# Material:
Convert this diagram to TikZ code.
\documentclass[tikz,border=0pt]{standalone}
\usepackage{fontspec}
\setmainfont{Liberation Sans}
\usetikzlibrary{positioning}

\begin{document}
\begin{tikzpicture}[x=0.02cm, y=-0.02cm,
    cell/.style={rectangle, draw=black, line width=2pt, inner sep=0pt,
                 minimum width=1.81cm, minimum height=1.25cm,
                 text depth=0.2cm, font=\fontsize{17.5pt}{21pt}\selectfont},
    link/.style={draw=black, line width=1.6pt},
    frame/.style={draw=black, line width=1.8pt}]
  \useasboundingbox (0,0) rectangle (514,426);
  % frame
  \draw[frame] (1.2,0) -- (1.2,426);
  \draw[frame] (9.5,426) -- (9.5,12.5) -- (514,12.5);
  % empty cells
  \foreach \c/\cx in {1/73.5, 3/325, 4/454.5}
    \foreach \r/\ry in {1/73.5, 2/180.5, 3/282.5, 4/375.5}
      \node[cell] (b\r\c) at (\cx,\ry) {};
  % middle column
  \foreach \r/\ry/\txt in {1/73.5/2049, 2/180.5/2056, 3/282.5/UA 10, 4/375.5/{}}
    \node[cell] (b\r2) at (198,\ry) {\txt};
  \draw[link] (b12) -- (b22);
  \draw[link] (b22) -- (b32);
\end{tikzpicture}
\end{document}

# Exercise:
Retype all the material above precisely, with no line left out.

# Answer in full:
Convert this diagram to TikZ code.
\documentclass[tikz,border=0pt]{standalone}
\usepackage{fontspec}
\setmainfont{Liberation Sans}
\usetikzlibrary{positioning}

\begin{document}
\begin{tikzpicture}[x=0.02cm, y=-0.02cm,
    cell/.style={rectangle, draw=black, line width=2pt, inner sep=0pt,
                 minimum width=1.81cm, minimum height=1.25cm,
                 text depth=0.2cm, font=\fontsize{17.5pt}{21pt}\selectfont},
    link/.style={draw=black, line width=1.6pt},
    frame/.style={draw=black, line width=1.8pt}]
  \useasboundingbox (0,0) rectangle (514,426);
  % frame
  \draw[frame] (1.2,0) -- (1.2,426);
  \draw[frame] (9.5,426) -- (9.5,12.5) -- (514,12.5);
  % empty cells
  \foreach \c/\cx in {1/73.5, 3/325, 4/454.5}
    \foreach \r/\ry in {1/73.5, 2/180.5, 3/282.5, 4/375.5}
      \node[cell] (b\r\c) at (\cx,\ry) {};
  % middle column
  \foreach \r/\ry/\txt in {1/73.5/2049, 2/180.5/2056, 3/282.5/UA 10, 4/375.5/{}}
    \node[cell] (b\r2) at (198,\ry) {\txt};
  \draw[link] (b12) -- (b22);
  \draw[link] (b22) -- (b32);
\end{tikzpicture}
\end{document}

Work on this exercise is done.